After sorting patents with this process, your organisation knows which ones are not relevant. If these patents are infringed by others, then, these patents could be sold to relevant buyers. If in the end, these patents are neither relevant nor infringing, you can simply choose to prune the patents by abandoning them.

Importance of Patent Pruning

There are many costs associated with patents, especially maintenance costs. If a patent is more than 10 years old, the maintenance fees also increase because it is assumed that patents older than 10 years have significantly high market value. Patent pruning helps you avoid spending on all these costs by abandoning low-quality patents.

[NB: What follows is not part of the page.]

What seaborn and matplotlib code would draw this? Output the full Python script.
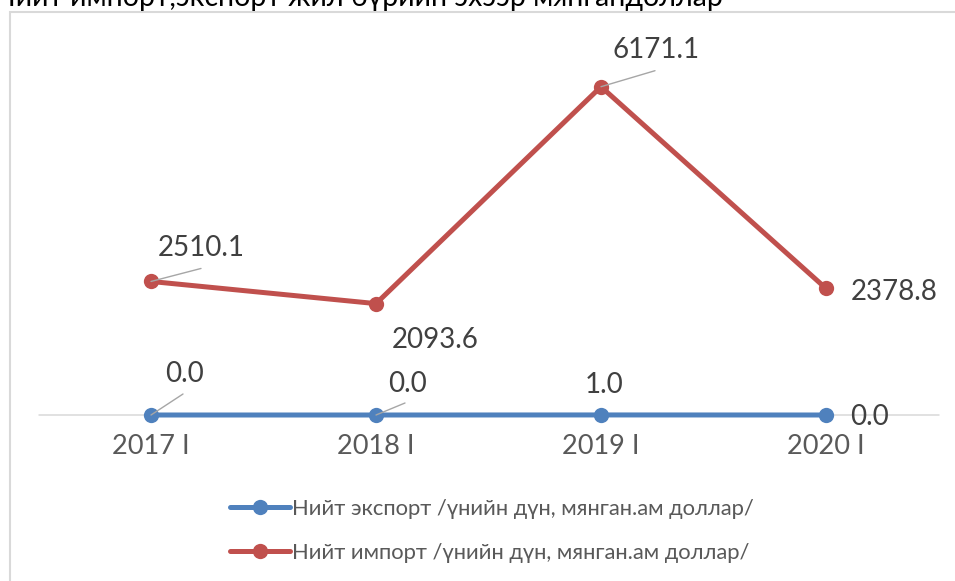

If you have an unusually large patent portfolio, then it can weigh down your company’s resources and prevent you from properly monetizing your patent portfolio. For that, you might require huge investments. That’s why patent pruning helps you get the most benefit for your money by determining which patents are worth retaining.

Final Thoughts: How can you prune your patent portfolio? 

A small step like patent pruning can result in significant annual savings for a business. To keep a portfolio that is optimized, a corporation must continuously engage in this cost-effective activity. The process of optimizing a patent portfolio, which includes patent pruning, enables businesses to assess the true value of the patents in their portfolio and make timely decisions to identify risks and opportunities in the ever-evolving field of intellectual property.